Una tarde, tras navegar media hora por la web de Interrail y no entender nada, bajo a la estación de Atocha a hacer las cosas como se han hecho toda la vida: no entendiendo nada, pero no frente a una pantalla, sino frente a una persona; el contacto humano. Solo hay una ventanilla que tenga la máquina que imprime interrails. “¿Pero el Interrail es para usted?”. Me puede tutear. “Digo que si es para usted…”, insiste. Confirmo. “¿Y dónde quiere ir?”. Bueno, hay una película en que sale Ethan... “A ver, que me diga dónde quiere acabar para ver qué modalidad le conviene más”.
Compro el billete y el señor muy amablemente se ofrece a reservarme los dos primeros tramos. De Madrid a Barcelona y, desde allí, a Lyon. “36 euros”, me dice. Pero si acabo de cascar 300 por el billete. En cinco minutos me he dejado más de la mitad del presupuesto y aún no he comido. Ni he reservado un mísero albergue. “Te traigo fuet de Barcelona”, me informa un colega. “Con esto comes en Lyon como un rey”, me dice no sé si irónico o empático, pero ahora mismo me la trae al pairo, estoy desesperado y aún no he salido. Cojo el fuet. Al cabo de media hora no queda nada. Nos lo hemos comido en la redacción. “Mortadela, la solución es la mortadela”. Estoy departiendo en una terraza de Lavapiés con una amiga, vecina y especialista en viajes de presupuesto limitado.

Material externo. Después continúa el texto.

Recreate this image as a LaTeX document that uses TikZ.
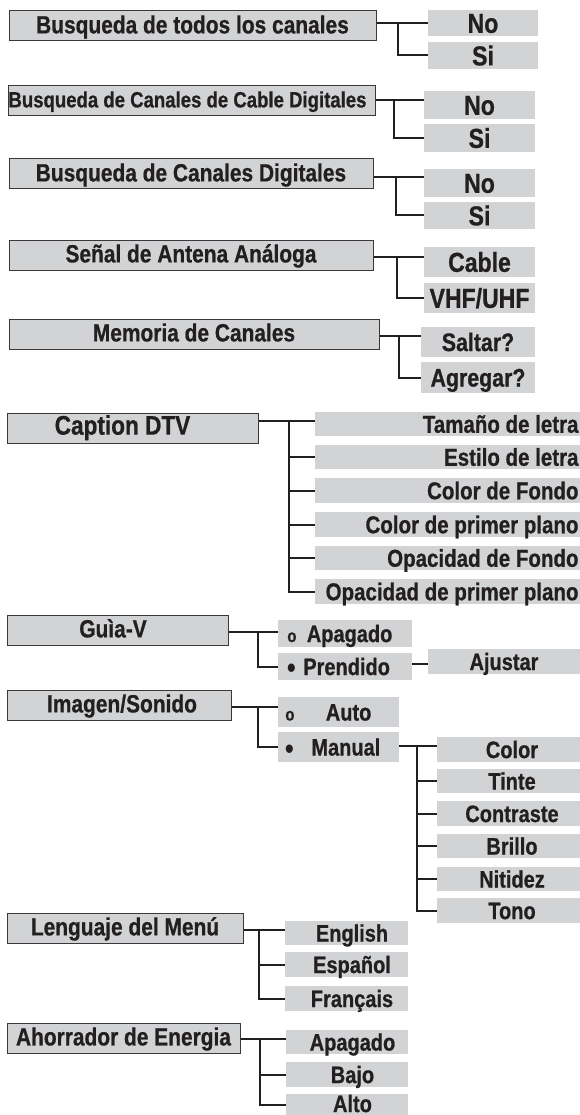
\documentclass[tikz,border=0pt]{standalone}
\usepackage{fontspec}
\setmainfont{Liberation Sans}[FakeStretch=0.84, BoldFeatures={FakeBold=0.7}]
\definecolor{boxfill}{HTML}{D1D3D4}
\definecolor{txt}{HTML}{231F20}
\definecolor{bordercol}{HTML}{3A3839}
\newcommand{\boxat}[7]{\node[#1, minimum width={#5pt-#3pt}, minimum height={#6pt-#4pt}] (#2) at ({(#3+#5)/2},{(#4+#6)/2}) {#7};}
\newcommand{\obul}{{\fontsize{18}{18}\selectfont o}}
\newcommand{\fbul}{\raisebox{-3.5pt}{\fontsize{31}{31}\selectfont\mdseries •}}
\tikzset{
  fs/.style n args={2}{font=\fontsize{#1}{#1}\selectfont\bfseries, text height=#2, text depth=0pt},
  mainbox/.style={draw=bordercol, line width=1pt, fill=boxfill, inner sep=0pt, text=txt, fs={24.9}{17.8pt}, text depth=3pt},
  subbox/.style={fill=boxfill, inner sep=0pt, text=txt, fs={23.8}{17.1pt}},
  conn/.style={draw=txt, line width=2pt},
}
\begin{document}
\begin{tikzpicture}[x=1pt,y=-1pt]
\useasboundingbox (0,0) rectangle (580,1115);
% ---------- section 1
\boxat{mainbox}{m1}{9}{11}{376}{41}{Busqueda de todos los canales}
\boxat{subbox,fs={27.4}{19.7pt}}{c1a}{428}{10}{538}{36}{No}
\boxat{subbox,fs={27.4}{19.7pt}}{c1b}{428}{42}{538}{69}{Si}
\coordinate (j1) at (398,23);
\draw[conn] (m1.east |- j1) -- (c1a.west |- j1);
\draw[conn] (j1) |- (c1b.west);
% ---------- section 2
\boxat{mainbox,fs={22.1}{15.8pt},text depth=3pt}{m2}{9}{86}{375}{116}{Busqueda de Canales de Cable Digitales\hspace*{9pt}}
\boxat{subbox,fs={27.4}{19.7pt}}{c2a}{424}{91}{535}{119}{No}
\boxat{subbox,fs={27.4}{19.7pt}}{c2b}{424}{124}{535}{152}{Si}
\coordinate (j2) at (394,100);
\draw[conn] (m2.east |- j2) -- (c2a.west |- j2);
\draw[conn] (j2) |- (c2b.west);
% ---------- section 3
\boxat{mainbox}{m3}{9}{159}{373}{189}{Busqueda de Canales Digitales}
\boxat{subbox,fs={27.4}{19.7pt}}{c3a}{424}{169}{535}{197}{No}
\boxat{subbox,fs={27.4}{19.7pt}}{c3b}{424}{202}{535}{229}{Si}
\coordinate (j3) at (396,177);
\draw[conn] (m3.east |- j3) -- (c3a.west |- j3);
\draw[conn] (j3) |- (c3b.west);
% ---------- section 4
\boxat{mainbox}{m4}{9}{240}{373}{270}{Señal de Antena Análoga}
\boxat{subbox,fs={27.4}{19.7pt}}{c4a}{424}{247}{535}{277}{Cable}
\boxat{subbox,fs={27.4}{19.7pt}}{c4b}{424}{283}{535}{313}{VHF/UHF}
\coordinate (j4) at (397,257);
\draw[conn] (m4.east |- j4) -- (c4a.west |- j4);
\draw[conn] (j4) |- (c4b.west);
% ---------- section 5
\boxat{mainbox}{m5}{9}{319}{379}{349}{Memoria de Canales}
\boxat{subbox,fs={25.4}{18.1pt}}{c5a}{421}{327}{535}{357}{Saltar?}
\boxat{subbox,fs={25.4}{18.1pt}}{c5b}{421}{362}{535}{393}{Agregar?}
\coordinate (j5) at (399,336);
\draw[conn] (m5.east |- j5) -- (c5a.west |- j5);
\draw[conn] (j5) |- (c5b.west);
% ---------- section 6
\boxat{mainbox,fs={26.9}{19.3pt},text depth=6pt}{m6}{7}{413}{258}{443}{Caption DTV\hspace*{20pt}}
\boxat{subbox,fs={24.4}{17.5pt}}{t1}{315}{412}{580}{436}{\makebox[265pt][r]{Tamaño de letra\hspace*{1.5pt}}}
\boxat{subbox,fs={24.4}{17.5pt}}{t2}{315}{445}{580}{469}{\makebox[265pt][r]{Estilo de letra\hspace*{1.5pt}}}
\boxat{subbox,fs={24.4}{17.5pt}}{t3}{315}{478}{580}{503}{\makebox[265pt][r]{Color de Fondo\hspace*{1.5pt}}}
\boxat{subbox,fs={24.4}{17.5pt}}{t4}{315}{512}{580}{537}{\makebox[265pt][r]{Color de primer plano\hspace*{1.5pt}}}
\boxat{subbox,fs={24.4}{17.5pt}}{t5}{315}{546}{580}{570}{\makebox[265pt][r]{Opacidad de Fondo\hspace*{1.5pt}}}
\boxat{subbox,fs={24.4}{17.5pt}}{t6}{315}{579}{580}{604}{\makebox[265pt][r]{Opacidad de primer plano\hspace*{1.5pt}}}
\coordinate (j6) at (289,421);
\draw[conn] (m6.east |- j6) -- (t1.west |- j6);
\draw[conn] (j6) |- (t6.west);
\foreach \n in {t2,t3,t4,t5} \draw[conn] (j6 |- \n.west) -- (\n.west);
% ---------- section 7
\boxat{mainbox}{m7}{7}{615}{228}{645}{Guìa-V\hspace*{9pt}}
\boxat{subbox}{g1}{278}{620}{412}{647}{\makebox[134pt][l]{\hspace*{9.3pt}\obul\hspace*{10.3pt}Apagado}}
\boxat{subbox}{g2}{278}{653}{412}{680}{\makebox[134pt][l]{\hspace*{8.9pt}\fbul\hspace*{7.3pt}Prendido}}
\boxat{subbox}{aj}{428}{649}{580}{674}{Ajustar}
\coordinate (j7) at (258,632);
\draw[conn] (m7.east |- j7) -- (g1.west |- j7);
\draw[conn] (j7) |- (g2.west);
\coordinate (ja) at (420,664);
\draw[conn] (g2.east |- ja) -- (aj.west |- ja);
% ---------- section 8
\boxat{mainbox}{m8}{7}{690}{231}{720}{\hspace*{6pt}Imagen/Sonido}
\boxat{subbox}{i1}{278}{697}{399}{727}{\makebox[121pt][l]{\hspace*{7.3pt}\obul\hspace*{31.3pt}Auto}}
\boxat{subbox}{i2}{278}{732}{399}{762}{\makebox[121pt][l]{\hspace*{6.9pt}\fbul\hspace*{17.4pt}Manual}}
\coordinate (j8) at (258,707);
\draw[conn] (m8.east |- j8) -- (i1.west |- j8);
\draw[conn] (j8) |- (i2.west);
\boxat{subbox}{k1}{437}{737}{587}{762}{Color}
\boxat{subbox}{k2}{437}{769}{587}{793}{Tinte}
\boxat{subbox}{k3}{437}{801}{587}{826}{Contraste}
\boxat{subbox}{k4}{437}{834}{587}{858}{Brillo}
\boxat{subbox}{k5}{437}{867}{587}{891}{Nitidez}
\boxat{subbox}{k6}{437}{898}{587}{923}{Tono}
\coordinate (jm) at (417,746);
\draw[conn] (i2.east |- jm) -- (k1.west |- jm);
\draw[conn] (jm) |- (k6.west);
\foreach \n in {k2,k3,k4,k5} \draw[conn] (jm |- \n.west) -- (\n.west);
% ---------- section 9
\boxat{mainbox}{m9}{7}{913}{243}{943}{Lenguaje del Menú}
\boxat{subbox}{l1}{285}{921}{408}{945}{\hspace*{11pt}English}
\boxat{subbox}{l2}{285}{952}{408}{977}{\hspace*{11pt}Español}
\boxat{subbox}{l3}{285}{986}{408}{1011}{\hspace*{11pt}Français}
\coordinate (j9) at (259,930);
\draw[conn] (m9.east |- j9) -- (l1.west |- j9);
\draw[conn] (j9) |- (l3.west);
\draw[conn] (j9 |- l2.west) -- (l2.west);
% ---------- section 10
\boxat{mainbox}{m10}{7}{1023}{240}{1053}{Ahorrador de Energia}
\boxat{subbox}{e1}{286}{1030}{408}{1054}{\hspace*{11pt}Apagado}
\boxat{subbox}{e2}{286}{1062}{408}{1087}{\hspace*{11pt}Bajo}
\boxat{subbox,text depth=3pt}{e3}{286}{1094}{408}{1116}{\hspace*{11pt}Alto}
\coordinate (j10) at (260,1039);
\draw[conn] (m10.east |- j10) -- (e1.west |- j10);
\draw[conn] (j10) |- (e3.west);
\draw[conn] (j10 |- e2.west) -- (e2.west);
\end{tikzpicture}
\end{document}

“Compras pan, embutido de gama baja en un súper y te vas a un parque. No te olvides la navaja y nada de taxis”. Más tarde, alrededor de unas cervezas, alguien —frente a su hija de 19 añazos— recuerda todos los interrailes que hizo en los noventa. La verdad es que suenan a fascinantes aventuras… si tienes 25 años. Mañana cojo el primer tren. Olvídense de Antes del amanecer. ¿Les gusta Mr. Bean? Pues acompáñenme.